Abstract:
Earnings management has attracted recent research discourse due to the financial
scandals that emanate from compromised quality of financial reports and untrue firm
values. Opportunistic managers use their discretion to make financial reporting choices
that maximize their own utilities at the expense true economic reflection of the firm.

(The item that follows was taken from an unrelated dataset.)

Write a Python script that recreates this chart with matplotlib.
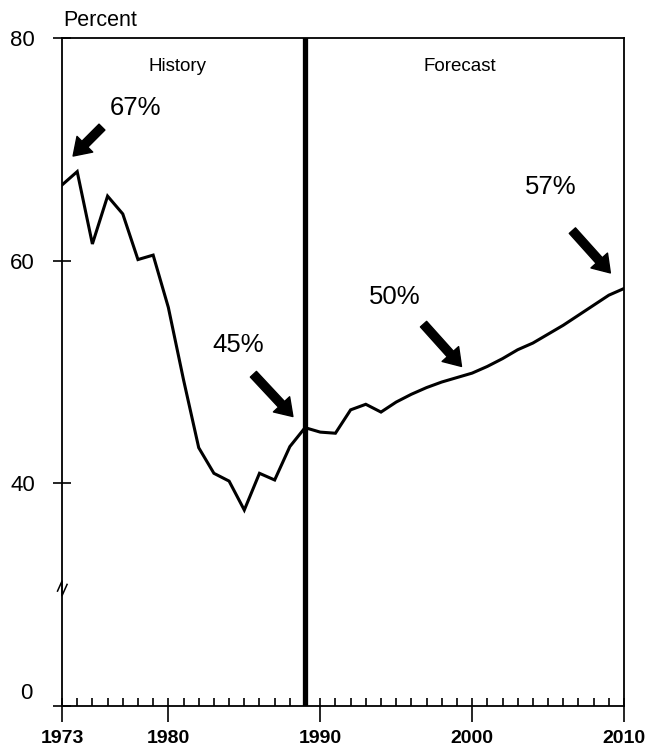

This practice has been depicted to have an adverse implication on the shareholders as
it misleads them on the true value of their investment which eventually affects their
decision making. In its quest to address this pertinent issue, the study sought to
investigate the moderating role of CEO power on the relationship between corporate
governance mechanism and earnings management. The study’s specific objectives were
to determine the effects of audit committee’s; independence, meeting frequency,
financial expertise, blockholder ownership and institutional ownership on earnings
management, as well as to assess the moderating role of CEO power on each of the
relationships. A positivism research paradigm was adopted in the study. The research
was guided by agency, entrenchment and stakeholder theories. Explanatory research
design and a panel approach was used to conduct a survey of listed firms at the NSE
that met the inclusion criteria. The study population comprised of 65 listed firms out of
which the research focused on the 35 firms that were consistently in operation during
the study period between 2004 and 2017, resulting in a total of 490 firm-year
observations. Secondary data obtained from the financial reports were analyzed using
both descriptive and inferential statistical techniques. Corporate governance
mechanism was found to have a significant effect on earnings management with its
effects moderated by CEO power. The study results specifically indicate a negative and
significant effect of audit committee’s; independence (β= -0.813, ρ<0.05), meeting
frequency (β= -0.028, ρ<0.05), financial expertise (β= -2.064, ρ<0.05), and blockholder
ownership (β= -1.778, ρ<0.05) on earnings management, while institutional ownership
(β= 2.952, ρ<0.05) indicated a positive and significant effect. CEO power moderates
the relationships between; audit committee’s independence (β=0.214, ρ<0.05,
ΔR 2 =2.83%), meeting frequency (β= -0.087, ρ<0.05, ΔR 2 =1.7%), financial expertise
(β=0.144, ρ<0.05, ΔR 2 =0.1%), blockholder ownership (β= -0.079, ρ<0.05,
ΔR 2 =1.22%), institutional ownership (β= -0.101, ρ<0.05, ΔR 2 =0.7%) and earnings
management. Corporate governance mechanisms specifically the audit committee
attributes and shareholder activism present monitoring mechanisms that aid in
constraining earnings management. More independence, higher financial expertise and
a higher level of activity which is indicated by the meeting frequency is desirable in
reducing earnings management. Blockholders play a crucial role in monitoring
managerial activities, and therefore increased blockhoder ownership structure reduces
earnings management to a greater extent due to their activism. The findings further
supports agency theory propositions which suggests monitoring mechanisms as a
measure to reduce divergence of interests in the firm. Institutional investors who were
found to increase earnings management due to their transient nature. It is therefore in
the best interest of the firm for institutions to refrain from pressurizing management for
higher short-term performance, but instead focus on the long-term prosperity of the
firm. Based on the study findings, CEO power reduces the effectiveness of audit
committee attributes and blockholders in constraining earnings management. It is
therefore recommended that corporate governance mechanisms should be allowed to
operate without undue influence of the CEOs.